Sadly, it lacks 4K shooting
Perhaps the only downside to the Spark is the fact that it doesn’t have a 4K camera, or the ability to shoot raw photos. The drone’s shooter boasts a 1/2.3” CMOS sensor that can shoot 12 megapixel stills and capture video in 1080p at 30 frames per second. That isn’t necessarily bad, it just isn’t 4K, which is something that a lot of other portable drones offer — including the Yuneec Breeze, Hover Camera Passport, and ZeroTech Dobby.
You don’t need to be a seasoned drone pilot to capture professional-looking shots.
Since DJI was late to the game and had every opportunity to outdo the competition here, it’s puzzling why the company chose not to include a 4K camera. Everything else on the Spark is at the top of its class, so why not the camera? We don’t have any proof, but our theory is that DJI was worried about cannibalizing Mavic Pro sales. The Spark has a very similar set of features and abilities, but costs just half of what the Mavic does, so if DJI gave the Spark a 4K camera, suddenly there wouldn’t be much reason to choose the Mavic anymore.

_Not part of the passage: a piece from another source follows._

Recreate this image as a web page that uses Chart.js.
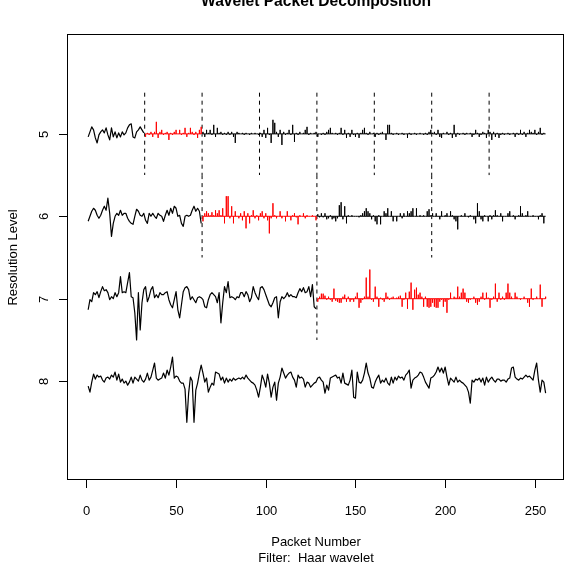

The lack of 4K is definitely a bummer, but the Spark’s camera does have a bunch of other features that the competition doesn’t, like a two-axis gimbal for stabilizing your video, and a variety of different shooting modes for still photography — like burst shooting and auto exposure bracketing. It also has a new feature called Shallow Focus, which uses the drone’s vision system to blur the background and create an artificial (but convincingly realistic) depth-of-field effect.

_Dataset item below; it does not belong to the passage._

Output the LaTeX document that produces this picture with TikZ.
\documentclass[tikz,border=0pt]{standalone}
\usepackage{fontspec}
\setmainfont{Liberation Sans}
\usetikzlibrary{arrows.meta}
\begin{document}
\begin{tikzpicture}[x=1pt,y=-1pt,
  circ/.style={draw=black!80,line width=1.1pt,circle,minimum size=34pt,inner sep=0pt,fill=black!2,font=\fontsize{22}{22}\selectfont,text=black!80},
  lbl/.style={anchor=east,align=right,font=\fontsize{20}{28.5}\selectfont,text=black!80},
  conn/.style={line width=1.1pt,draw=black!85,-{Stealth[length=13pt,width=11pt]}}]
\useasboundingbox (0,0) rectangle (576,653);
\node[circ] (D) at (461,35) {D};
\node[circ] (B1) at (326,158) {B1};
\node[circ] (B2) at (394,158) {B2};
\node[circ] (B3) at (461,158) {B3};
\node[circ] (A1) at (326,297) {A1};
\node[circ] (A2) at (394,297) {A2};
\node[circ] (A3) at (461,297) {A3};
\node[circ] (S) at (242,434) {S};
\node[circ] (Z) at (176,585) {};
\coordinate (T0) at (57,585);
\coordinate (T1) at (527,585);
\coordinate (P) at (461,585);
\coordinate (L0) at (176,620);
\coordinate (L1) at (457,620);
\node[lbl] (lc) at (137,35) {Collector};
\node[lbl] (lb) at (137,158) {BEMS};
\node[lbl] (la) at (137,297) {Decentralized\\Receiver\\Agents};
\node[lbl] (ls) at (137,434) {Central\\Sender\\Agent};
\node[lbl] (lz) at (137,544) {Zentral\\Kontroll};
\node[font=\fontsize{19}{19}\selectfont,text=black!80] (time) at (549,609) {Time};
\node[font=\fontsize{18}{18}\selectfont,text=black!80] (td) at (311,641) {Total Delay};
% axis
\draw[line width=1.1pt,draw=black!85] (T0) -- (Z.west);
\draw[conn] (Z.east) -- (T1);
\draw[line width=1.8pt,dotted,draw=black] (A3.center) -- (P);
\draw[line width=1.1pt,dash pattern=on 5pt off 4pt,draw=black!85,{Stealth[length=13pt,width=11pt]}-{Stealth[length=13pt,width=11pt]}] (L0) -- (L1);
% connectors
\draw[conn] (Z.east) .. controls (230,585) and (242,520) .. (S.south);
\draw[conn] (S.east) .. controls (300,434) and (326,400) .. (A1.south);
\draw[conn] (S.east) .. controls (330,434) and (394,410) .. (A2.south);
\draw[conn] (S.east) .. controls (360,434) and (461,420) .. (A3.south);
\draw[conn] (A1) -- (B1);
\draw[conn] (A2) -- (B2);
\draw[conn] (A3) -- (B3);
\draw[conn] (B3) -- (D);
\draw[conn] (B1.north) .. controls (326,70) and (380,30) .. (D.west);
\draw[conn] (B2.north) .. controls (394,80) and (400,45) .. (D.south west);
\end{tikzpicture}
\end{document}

All things considered, it’s definitely not a bad camera. It might not have the resolution that other portable selfie drones have, but what it lacks in pixels it (mostly) makes up for with other features.

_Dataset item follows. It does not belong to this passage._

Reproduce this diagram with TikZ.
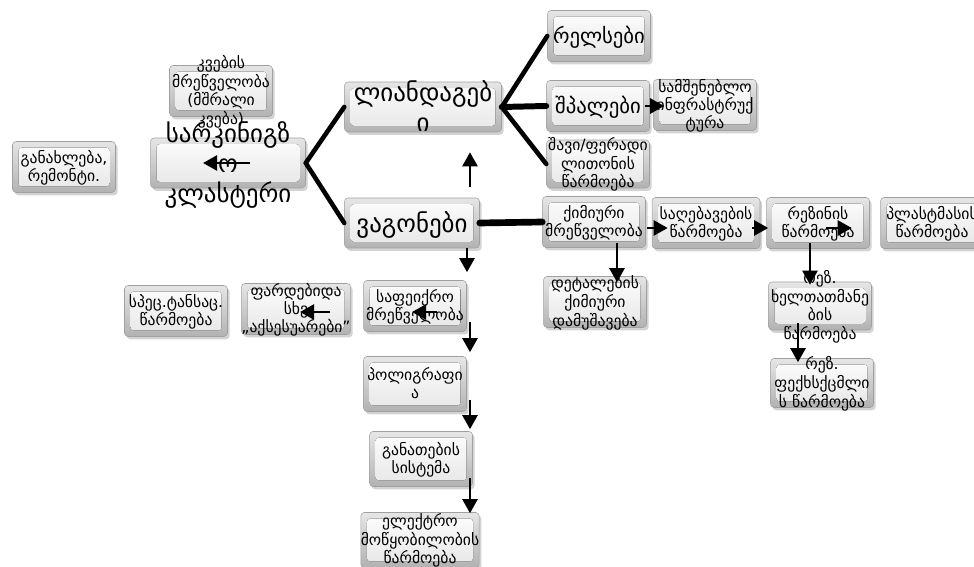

The Spark is easily one of the best portable drones available right now. Despite the fact that it can’t shoot 4K video like some of its competitors, it outshines the competition in just about every other regard. It’s faster, smarter, can fly for longer periods of time, and is definitely the most reliable in its class — so if you don’t mind shooting in 1080p, this drone would make a fantastic companion on your next adventure.
Are there better options available?
That depends entirely on what you’re after.
If you want high-resolution video, then no. You’d be better off with a Yuneec Breeze or Hover Camera Passport. If you don’t mind dropping a bit more moolah, DJI’s Mavic Pro also offers 4K video in a compact and portable form factor, but it costs $1,000.
If what you’re after is bang for your buck, then go with the Breeze. It’s been around for nearly a year at this point, so its price has dropped from $500 down to under $400 — yet it offers many of the same features that the Spark does.
If you’re a beginner looking for something affordable and fun to fly, then Spark is your best bet. It’s durable, reliable, and has sensors that will help you avoid crashing. It also has upgrade options that allow you to scale up and grow your skills as you progress as a pilot — such as a physical controller that boosts responsiveness and extends the drone’s range up to 1.2 miles. For more thoughts, read up on our favorite drones, favorite cheap drones, and favorite drones for beginners.
How long will it last?
DJI has a pretty solid track record for pushing out regular firmware updates for its drones, and there’s no reason to think Spark would be an exception. Barring any catastrophic crashes, this drone will probably last for upwards of five years.
Should you buy it?
Yes. This is a damn fine little drone, and definitely one of the best in its class.